Diffusées moins de deux heures après le tir qui a atteint Nahel au thorax, les images du contrôle routier de mardi à Nanterre ont choqué jusqu'au sommet de l'Etat, changé le cours de l'enquête et engendré trois nuits consécutives d'émeutes dans le pays.
Dix jours plus tôt, suscitant un écho bien moindre, Alhoussein Camara était tué lors d'un contrôle routier à Saint-Yrieix (Charente).
A quelques jours de distance, ce double exemple vient illustrer l'importance de la preuve vidéo dans ces dossiers.
Si l'affaire récente la plus emblématique a éclaté aux Etats-Unis, avec l'agonie de George Floyd sous le poids d'un policier en 2020 à Minneapolis, les écrans français ont eux aussi été saturés d'images vidéo, comme lors du mouvement de contestation sociale des "gilets jaunes" en 2018-2019.
Depuis des années, la France s'inscrit dans la pratique américaine du "copwatch" (filmer la police pour faire connaître des dérives).
Dès 2008, le futur réalisateur Ladj Ly avait filmé la violente arrestation d'un jeune, chez lui à Montfermeil, dans le département le plus pauvre de la France métropolitaine, la Seine-Saint-Denis, entraînant la condamnation des policiers.

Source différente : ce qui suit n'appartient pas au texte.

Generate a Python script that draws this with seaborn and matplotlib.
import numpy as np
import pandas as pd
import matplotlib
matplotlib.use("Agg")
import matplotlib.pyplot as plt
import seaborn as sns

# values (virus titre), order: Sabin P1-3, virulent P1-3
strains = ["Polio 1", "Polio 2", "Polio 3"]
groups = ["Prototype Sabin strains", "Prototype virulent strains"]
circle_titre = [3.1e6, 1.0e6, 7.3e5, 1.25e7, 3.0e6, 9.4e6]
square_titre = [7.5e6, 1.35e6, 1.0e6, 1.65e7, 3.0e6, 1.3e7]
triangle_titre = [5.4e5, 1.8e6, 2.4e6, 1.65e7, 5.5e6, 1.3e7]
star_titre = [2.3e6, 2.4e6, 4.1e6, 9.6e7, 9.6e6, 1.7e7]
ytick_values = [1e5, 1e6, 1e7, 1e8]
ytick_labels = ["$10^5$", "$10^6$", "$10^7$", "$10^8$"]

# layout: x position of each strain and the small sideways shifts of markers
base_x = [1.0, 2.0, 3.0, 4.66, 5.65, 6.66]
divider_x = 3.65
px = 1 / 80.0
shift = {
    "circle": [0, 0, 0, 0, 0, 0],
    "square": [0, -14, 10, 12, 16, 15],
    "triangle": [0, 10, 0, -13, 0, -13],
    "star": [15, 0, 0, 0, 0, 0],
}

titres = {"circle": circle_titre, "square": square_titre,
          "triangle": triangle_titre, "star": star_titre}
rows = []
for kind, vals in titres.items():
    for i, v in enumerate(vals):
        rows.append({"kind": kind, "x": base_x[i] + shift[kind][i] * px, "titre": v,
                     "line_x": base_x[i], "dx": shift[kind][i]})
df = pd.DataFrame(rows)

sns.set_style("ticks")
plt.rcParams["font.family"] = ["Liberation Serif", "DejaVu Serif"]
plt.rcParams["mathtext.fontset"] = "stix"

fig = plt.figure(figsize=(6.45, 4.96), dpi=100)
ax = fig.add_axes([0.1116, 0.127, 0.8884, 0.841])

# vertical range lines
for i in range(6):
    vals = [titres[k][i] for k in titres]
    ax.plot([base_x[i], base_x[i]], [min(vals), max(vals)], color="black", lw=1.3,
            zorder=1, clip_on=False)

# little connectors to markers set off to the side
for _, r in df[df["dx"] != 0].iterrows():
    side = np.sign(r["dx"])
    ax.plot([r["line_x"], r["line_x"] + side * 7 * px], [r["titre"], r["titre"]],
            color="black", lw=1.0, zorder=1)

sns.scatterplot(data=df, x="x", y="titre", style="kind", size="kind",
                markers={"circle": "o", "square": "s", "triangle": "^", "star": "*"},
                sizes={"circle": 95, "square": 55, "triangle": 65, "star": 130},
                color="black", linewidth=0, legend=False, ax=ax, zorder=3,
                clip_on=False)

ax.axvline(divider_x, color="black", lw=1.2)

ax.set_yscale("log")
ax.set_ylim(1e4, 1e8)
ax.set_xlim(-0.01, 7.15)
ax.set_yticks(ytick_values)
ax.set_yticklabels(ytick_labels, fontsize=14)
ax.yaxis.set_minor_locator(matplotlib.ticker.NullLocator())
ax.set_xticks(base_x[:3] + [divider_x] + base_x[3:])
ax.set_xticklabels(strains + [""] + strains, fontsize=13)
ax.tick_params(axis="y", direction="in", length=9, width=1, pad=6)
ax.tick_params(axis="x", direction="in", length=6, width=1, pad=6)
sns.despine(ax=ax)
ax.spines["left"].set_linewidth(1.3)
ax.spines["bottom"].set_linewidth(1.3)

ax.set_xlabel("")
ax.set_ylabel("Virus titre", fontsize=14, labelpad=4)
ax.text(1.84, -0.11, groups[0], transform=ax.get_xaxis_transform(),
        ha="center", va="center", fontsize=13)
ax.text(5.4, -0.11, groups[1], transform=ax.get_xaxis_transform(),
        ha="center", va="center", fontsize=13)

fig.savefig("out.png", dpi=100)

Ce fait divers a nourri, des années plus tard, le scénario de son film multiprimé "Les Misérables".
La mort d'un livreur, Cédric Chouviat, à Paris lors d'un contrôle routier houleux en janvier 2020, a ainsi été documentée grâce à un appel à témoignages, qui avait montré l'"étranglement arrière" ayant amené cet homme au sol avant sa mort, une technique absente du compte rendu initial d'intervention.
D'autres vidéos, à l'origine plus inattendues, ont aussi changé le cours de dossiers.
Michel Zecler, producteur de musique noir tabassé par des policiers en novembre 2020 à Paris, a d'abord été visé par une enquête pour rébellion et violences volontaires.
Mais les images de vidéosurveillance privée de la scène, diffusées par Loopsider dans le tweet le plus partagé en France en 2020, ont permis de classer la procédure et d'incriminer quatre policiers.
On aurait fait de cette victime le parfait voyou.
Il n'y a plus de discussions possible.
La mort en 2016 de son frère, Adama Traoré, 24 ans, à la suite de son interpellation par des gendarmes, n'a été documentée par aucune image.
Ce dossier, devenu l'incarnation française des violences des forces de l'ordre, témoigne de la difficulté de se passer d'images. L'enquête, qui peine à s'achever, repose uniquement depuis sept ans sur des témoignages contradictoires et des batailles d'expertises médicales.